The rule for creative liberties is always: Does this change serve the core theme and make the cinematic experience of *this story better for a film audience?*
4. Formatting and Presentation: It Has to Look Pro
Even though the creative stuff is most important, proper formatting is non-negotiable if you want to be taken seriously.
- Use industry-standard software (Final Draft, Celtx, Fade In).
- Correct margins, font (Courier 12pt is key), and page breaks.
- Action lines, character names, dialogue, parentheticals, transitions – it all has to follow standard format. This helps producers and directors instantly grasp your vision.
5. Feedback Loop: You NEED Fresh Eyes
Once I have a solid draft, I share it.
- Trusted Readers: I find people who understand screenwriting and can give honest, constructive criticism.
- Address Notes Objectively: Not every note is right, but every note points to a problem. If multiple people say the same thing, I know it’s something I have to fix. No getting defensive here!
- Separate from the Book: I always ask readers if the screenplay stands on its own, even if they haven’t read the book. That’s the ultimate test of a good adaptation.

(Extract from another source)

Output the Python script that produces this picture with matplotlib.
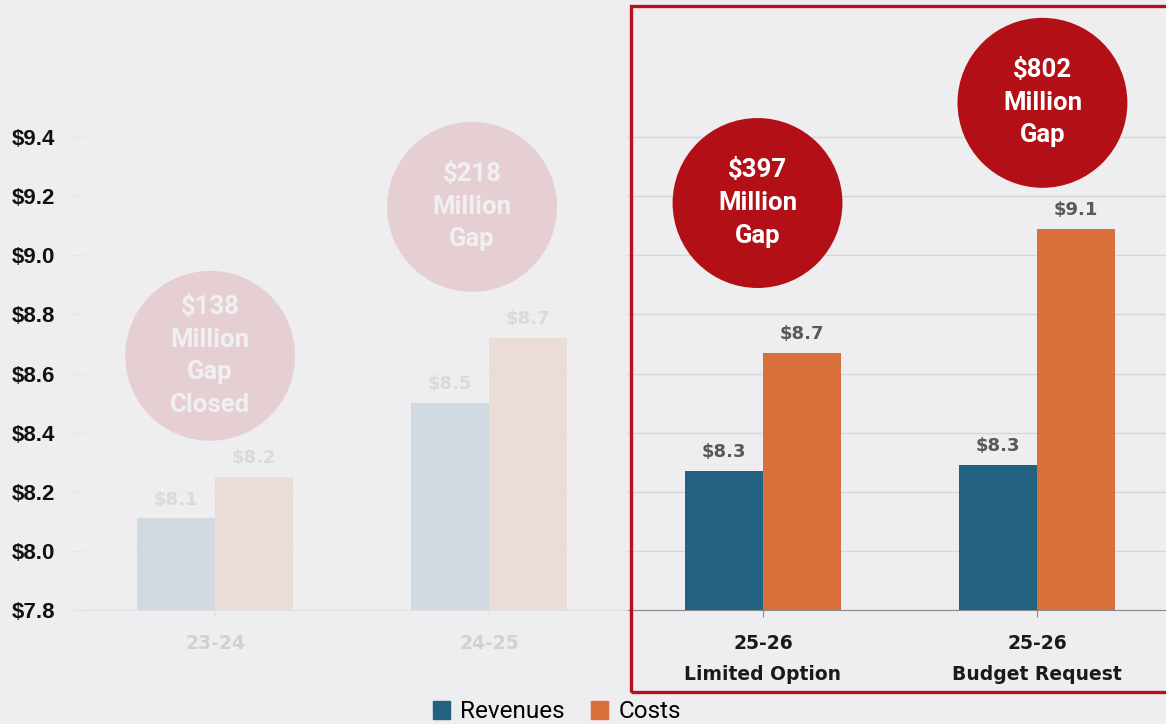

Conclusion: It’s All About Reimagination
Adapting a book isn’t just copying words. It’s this huge act of reimagination, translating one art form’s unique power into another’s. It takes intense analysis, the courage to cut stuff you love, and coming up with really innovative visual solutions. By dissecting the original, embracing the language of film, and tirelessly refining your work, you can turn beloved prose into a compelling, impactful cinematic experience that totally stands on its own. The ultimate goal isn’t to be faithful to every single word, but to be faithful to the enduring heart and soul of the story.